◆ **Task details**
From the listing below, output the lines between the one with "Clone this chart" and the one with "Chart.register(...registerables);", including those two, and nothing else. Pictures are not copied.

┌──

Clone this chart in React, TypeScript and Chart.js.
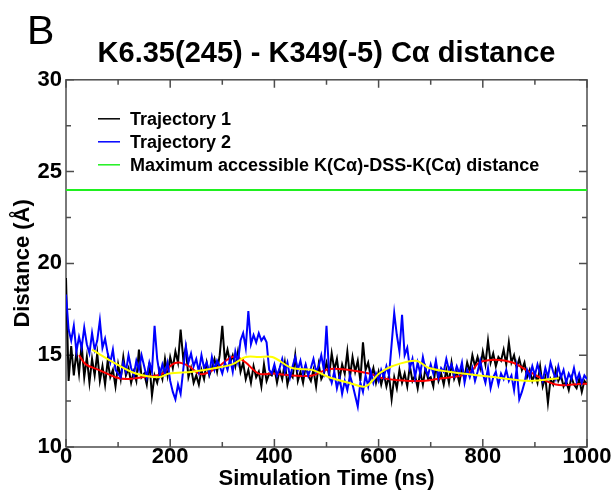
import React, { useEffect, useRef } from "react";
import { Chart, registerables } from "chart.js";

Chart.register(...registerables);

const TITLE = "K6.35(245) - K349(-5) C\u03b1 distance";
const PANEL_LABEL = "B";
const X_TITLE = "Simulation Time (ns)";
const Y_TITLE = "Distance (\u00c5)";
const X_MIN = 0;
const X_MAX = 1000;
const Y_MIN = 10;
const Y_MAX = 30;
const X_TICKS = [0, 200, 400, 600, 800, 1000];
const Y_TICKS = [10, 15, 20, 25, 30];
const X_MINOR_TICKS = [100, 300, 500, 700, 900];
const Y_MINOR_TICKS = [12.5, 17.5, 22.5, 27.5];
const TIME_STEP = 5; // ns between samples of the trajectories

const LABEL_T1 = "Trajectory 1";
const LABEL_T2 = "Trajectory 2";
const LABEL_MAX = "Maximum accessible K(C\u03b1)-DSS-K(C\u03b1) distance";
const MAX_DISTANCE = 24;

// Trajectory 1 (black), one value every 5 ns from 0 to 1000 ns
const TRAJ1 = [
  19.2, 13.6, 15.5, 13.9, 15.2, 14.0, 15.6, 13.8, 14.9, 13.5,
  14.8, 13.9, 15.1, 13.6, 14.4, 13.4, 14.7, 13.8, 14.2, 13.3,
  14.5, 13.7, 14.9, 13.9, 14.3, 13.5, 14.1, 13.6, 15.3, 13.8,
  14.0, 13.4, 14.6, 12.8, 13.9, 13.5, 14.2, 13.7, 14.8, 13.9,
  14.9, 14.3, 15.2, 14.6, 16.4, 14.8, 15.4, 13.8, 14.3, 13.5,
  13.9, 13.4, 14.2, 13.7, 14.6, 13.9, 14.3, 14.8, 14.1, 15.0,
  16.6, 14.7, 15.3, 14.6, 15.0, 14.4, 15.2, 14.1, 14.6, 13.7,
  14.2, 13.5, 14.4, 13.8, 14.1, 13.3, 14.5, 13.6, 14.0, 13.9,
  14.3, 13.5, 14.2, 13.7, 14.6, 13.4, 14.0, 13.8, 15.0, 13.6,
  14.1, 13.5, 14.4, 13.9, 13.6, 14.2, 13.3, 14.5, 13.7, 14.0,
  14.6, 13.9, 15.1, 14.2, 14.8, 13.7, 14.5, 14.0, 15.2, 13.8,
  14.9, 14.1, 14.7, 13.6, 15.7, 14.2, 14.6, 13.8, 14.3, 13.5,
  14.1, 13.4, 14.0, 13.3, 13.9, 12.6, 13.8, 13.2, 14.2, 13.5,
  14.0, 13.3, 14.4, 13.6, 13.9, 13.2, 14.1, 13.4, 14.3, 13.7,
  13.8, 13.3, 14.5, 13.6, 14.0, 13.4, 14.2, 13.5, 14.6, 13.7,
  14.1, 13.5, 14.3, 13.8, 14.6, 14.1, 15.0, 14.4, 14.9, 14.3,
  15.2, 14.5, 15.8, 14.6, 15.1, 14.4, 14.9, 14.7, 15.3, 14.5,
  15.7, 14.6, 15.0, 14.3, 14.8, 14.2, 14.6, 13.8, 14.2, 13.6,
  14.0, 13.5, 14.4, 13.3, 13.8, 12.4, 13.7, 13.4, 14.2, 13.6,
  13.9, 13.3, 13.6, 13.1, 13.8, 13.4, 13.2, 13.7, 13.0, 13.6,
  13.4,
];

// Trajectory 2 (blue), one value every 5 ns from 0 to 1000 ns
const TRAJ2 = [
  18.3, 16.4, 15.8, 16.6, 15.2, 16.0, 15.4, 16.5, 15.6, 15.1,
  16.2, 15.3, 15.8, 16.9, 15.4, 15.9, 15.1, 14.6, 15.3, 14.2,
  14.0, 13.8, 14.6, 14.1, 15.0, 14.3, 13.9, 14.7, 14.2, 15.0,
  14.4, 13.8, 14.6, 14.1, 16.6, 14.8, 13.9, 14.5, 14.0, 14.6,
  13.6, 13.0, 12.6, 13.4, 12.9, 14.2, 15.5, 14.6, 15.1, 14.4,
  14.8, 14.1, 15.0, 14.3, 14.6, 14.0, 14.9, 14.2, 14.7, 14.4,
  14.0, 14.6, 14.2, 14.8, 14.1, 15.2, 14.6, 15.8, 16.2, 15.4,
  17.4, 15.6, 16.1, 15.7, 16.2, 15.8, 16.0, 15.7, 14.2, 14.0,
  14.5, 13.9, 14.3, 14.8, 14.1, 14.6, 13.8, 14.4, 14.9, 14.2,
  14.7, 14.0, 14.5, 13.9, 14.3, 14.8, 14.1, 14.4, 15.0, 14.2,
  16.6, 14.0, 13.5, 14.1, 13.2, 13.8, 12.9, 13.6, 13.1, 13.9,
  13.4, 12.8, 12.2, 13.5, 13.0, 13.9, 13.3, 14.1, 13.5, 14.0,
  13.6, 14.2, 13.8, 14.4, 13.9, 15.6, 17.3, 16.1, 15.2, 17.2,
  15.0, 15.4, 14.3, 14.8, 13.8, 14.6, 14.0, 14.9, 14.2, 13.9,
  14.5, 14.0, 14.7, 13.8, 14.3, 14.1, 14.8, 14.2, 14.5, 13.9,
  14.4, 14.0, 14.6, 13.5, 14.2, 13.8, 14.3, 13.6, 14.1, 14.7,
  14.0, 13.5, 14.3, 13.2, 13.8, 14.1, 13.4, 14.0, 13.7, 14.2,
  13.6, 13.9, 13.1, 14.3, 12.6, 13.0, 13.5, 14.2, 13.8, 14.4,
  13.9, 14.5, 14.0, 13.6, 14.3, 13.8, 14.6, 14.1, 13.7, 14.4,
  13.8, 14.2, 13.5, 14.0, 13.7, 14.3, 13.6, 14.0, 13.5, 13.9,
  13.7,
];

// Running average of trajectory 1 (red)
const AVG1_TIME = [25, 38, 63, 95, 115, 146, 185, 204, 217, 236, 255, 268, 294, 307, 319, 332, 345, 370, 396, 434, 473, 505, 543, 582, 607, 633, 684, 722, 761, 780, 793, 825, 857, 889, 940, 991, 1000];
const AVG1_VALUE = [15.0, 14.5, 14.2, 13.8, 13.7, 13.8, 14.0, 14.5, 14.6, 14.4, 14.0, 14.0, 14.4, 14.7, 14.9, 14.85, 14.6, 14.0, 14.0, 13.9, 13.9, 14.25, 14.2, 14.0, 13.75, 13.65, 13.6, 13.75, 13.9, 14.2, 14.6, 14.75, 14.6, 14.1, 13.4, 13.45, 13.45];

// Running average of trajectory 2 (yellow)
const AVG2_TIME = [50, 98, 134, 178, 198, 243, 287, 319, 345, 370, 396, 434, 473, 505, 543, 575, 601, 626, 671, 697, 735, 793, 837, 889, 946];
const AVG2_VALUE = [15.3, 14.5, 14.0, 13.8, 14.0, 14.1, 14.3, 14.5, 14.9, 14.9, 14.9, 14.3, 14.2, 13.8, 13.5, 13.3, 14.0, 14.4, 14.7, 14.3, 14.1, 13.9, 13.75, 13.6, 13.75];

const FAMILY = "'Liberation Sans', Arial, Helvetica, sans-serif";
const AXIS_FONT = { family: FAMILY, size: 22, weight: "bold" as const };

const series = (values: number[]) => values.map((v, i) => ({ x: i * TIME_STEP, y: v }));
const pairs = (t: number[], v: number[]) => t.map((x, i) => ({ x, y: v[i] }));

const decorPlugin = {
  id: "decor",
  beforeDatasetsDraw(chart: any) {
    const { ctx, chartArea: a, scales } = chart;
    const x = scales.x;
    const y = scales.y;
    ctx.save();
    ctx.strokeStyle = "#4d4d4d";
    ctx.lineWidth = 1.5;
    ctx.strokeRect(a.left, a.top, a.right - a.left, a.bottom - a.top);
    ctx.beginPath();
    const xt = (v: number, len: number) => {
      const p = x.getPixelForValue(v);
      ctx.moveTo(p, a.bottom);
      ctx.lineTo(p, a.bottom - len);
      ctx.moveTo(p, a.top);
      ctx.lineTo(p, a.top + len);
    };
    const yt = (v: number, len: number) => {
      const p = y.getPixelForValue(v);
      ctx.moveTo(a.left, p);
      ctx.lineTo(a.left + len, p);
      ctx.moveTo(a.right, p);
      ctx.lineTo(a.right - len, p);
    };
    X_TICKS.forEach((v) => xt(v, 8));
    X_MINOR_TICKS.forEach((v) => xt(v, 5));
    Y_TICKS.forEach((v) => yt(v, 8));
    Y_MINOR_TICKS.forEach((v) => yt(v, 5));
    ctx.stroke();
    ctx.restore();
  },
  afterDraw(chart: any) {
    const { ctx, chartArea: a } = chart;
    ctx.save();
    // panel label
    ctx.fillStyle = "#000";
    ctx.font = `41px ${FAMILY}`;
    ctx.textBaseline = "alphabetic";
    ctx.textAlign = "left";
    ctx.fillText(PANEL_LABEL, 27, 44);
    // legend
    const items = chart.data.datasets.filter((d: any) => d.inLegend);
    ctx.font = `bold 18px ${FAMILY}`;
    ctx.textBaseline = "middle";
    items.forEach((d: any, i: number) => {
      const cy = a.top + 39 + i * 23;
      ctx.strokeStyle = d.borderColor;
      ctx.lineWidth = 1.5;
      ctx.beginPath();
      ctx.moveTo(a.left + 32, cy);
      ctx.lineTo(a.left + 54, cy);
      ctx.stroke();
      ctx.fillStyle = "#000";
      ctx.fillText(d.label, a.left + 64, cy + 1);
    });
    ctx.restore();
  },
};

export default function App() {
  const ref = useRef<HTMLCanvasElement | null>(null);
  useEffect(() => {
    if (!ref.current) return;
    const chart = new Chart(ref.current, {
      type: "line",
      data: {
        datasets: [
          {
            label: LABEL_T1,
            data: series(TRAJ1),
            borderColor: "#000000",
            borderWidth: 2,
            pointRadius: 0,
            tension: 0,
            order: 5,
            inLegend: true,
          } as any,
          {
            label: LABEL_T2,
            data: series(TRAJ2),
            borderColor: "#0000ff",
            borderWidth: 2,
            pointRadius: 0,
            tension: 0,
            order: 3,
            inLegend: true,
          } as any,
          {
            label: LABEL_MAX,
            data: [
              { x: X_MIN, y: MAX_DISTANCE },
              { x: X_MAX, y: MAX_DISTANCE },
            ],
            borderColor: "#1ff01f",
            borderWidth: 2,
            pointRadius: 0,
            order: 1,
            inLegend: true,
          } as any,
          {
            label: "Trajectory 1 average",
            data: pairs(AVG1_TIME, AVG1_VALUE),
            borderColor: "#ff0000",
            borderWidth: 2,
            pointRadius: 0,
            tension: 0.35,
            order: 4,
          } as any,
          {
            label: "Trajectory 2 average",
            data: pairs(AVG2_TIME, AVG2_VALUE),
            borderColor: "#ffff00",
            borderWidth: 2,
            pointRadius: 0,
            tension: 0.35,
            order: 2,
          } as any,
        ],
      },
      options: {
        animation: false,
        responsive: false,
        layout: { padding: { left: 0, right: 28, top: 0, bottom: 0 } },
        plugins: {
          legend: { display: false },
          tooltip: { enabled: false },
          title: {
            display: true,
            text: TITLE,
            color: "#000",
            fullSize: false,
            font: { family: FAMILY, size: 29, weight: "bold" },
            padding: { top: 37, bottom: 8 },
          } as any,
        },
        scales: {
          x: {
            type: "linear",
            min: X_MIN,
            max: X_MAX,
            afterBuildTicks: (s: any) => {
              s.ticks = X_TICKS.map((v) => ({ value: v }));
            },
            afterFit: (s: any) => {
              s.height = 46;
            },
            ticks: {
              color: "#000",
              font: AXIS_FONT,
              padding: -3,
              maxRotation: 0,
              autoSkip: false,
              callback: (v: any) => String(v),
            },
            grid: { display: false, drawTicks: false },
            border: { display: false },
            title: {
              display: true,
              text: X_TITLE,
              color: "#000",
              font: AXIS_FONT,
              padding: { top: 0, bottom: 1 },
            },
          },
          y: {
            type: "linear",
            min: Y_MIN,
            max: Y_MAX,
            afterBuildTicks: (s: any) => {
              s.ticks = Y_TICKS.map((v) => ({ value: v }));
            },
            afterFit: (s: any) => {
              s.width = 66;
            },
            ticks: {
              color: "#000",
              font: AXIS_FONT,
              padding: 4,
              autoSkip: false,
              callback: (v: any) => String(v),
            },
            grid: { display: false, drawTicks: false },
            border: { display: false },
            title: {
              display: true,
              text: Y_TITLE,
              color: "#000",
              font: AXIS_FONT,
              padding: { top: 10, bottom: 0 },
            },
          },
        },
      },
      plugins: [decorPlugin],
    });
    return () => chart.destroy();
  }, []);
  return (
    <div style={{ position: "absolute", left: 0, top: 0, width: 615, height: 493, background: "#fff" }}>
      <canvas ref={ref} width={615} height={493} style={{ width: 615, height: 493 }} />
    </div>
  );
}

└──
┌──

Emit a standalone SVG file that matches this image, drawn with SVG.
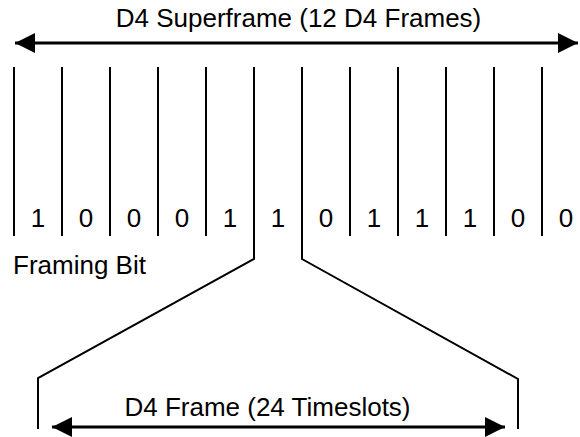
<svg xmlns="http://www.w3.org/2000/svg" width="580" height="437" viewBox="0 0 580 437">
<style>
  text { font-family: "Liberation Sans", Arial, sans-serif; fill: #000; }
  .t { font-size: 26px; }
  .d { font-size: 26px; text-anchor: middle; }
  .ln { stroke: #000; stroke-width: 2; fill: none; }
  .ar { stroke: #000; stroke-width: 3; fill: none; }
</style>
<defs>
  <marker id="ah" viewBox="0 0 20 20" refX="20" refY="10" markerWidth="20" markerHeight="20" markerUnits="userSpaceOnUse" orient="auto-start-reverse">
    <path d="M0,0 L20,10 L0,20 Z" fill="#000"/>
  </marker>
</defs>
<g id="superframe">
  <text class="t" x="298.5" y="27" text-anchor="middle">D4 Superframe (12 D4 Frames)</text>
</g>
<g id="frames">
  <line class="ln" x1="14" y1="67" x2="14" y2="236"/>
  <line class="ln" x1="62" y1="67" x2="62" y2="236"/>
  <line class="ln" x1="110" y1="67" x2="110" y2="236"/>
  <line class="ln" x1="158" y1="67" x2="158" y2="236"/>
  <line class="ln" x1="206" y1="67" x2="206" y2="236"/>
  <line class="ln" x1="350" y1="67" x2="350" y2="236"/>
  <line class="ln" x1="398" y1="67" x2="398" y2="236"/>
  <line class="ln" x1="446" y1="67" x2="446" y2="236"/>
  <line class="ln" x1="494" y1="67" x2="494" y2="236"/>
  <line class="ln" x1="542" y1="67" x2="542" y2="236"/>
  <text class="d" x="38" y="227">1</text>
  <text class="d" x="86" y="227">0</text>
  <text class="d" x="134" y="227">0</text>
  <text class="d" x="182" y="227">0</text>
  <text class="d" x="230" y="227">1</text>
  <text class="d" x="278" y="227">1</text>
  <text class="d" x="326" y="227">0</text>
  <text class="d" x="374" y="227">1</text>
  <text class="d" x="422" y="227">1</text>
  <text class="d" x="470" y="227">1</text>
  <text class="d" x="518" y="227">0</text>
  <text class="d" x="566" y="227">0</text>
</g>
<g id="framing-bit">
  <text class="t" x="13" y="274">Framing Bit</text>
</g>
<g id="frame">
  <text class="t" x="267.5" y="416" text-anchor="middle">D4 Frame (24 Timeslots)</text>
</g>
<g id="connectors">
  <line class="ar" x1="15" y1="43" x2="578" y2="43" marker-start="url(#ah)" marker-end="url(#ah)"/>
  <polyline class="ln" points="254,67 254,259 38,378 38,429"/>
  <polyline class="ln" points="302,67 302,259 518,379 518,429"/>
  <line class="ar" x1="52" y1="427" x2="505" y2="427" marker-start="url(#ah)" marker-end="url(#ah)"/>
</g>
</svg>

└──

◆ **Exercise output**
Clone this chart in React, TypeScript and Chart.js.
import React, { useEffect, useRef } from "react";
import { Chart, registerables } from "chart.js";

Chart.register(...registerables);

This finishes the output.